Director, Forensic Science Program

Affiliations

  • Departments
    • Dean’s Administration (Staff)
    • Forensic Science Program
    • Forensic Science Training and Research Lab

Education

About

Mary Ellen O’Toole has spent her career studying the criminal mind. One of the most senior profilers for the FBI until her retirement in 2009, O’Toole has helped capture, interview, and understand some of the world’s most infamous people including:

  • Gary Ridgway, the Green River Killer
  • Ted Kaczynski, the Unabomber
  • The Polly Klaas child abduction
  • The Red Lake School Shooting
  • The Zodiac serial murder case
  • The bombing during the 2002 Olympics in Salt Lake City, UT
  • The mass murder in Florence, Montana in 2001

O’Toole also worked on the Elizabeth Smart and Natalee Holloway disappearances, the Columbine shootings, and many other high-profile cases. Her law enforcement career spanned 32 years, beginning in the San Francisco’s District Attorney’s Office when she was a Criminal Investigator. O’Toole worked as an FBI agent for 28 years, spending more than half of her Bureau career in the organization’s prestigious Behavioral Analysis Unit (BAU)—the very unit that is the focus of the hit crime series “Criminal Minds.”
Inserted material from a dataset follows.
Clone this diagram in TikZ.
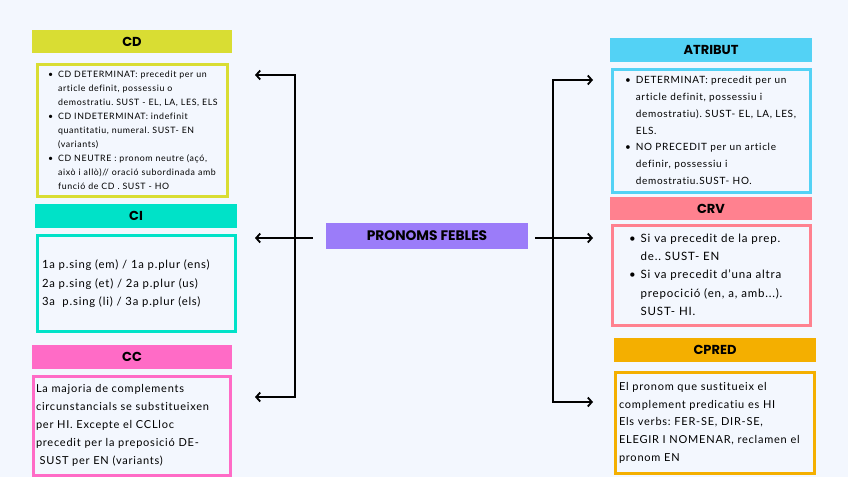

She is recognized as the FBI’s leading expert in the area of “psychopathy.” Her work in psychopathy has put her at the forefront of mental health and law enforcement efforts to apply the concepts of this personality disorder to both violent and white-collar offenders and their behavior and crime scenes.  Currently, she serves as the Program Director for Forensic Science at George Mason University.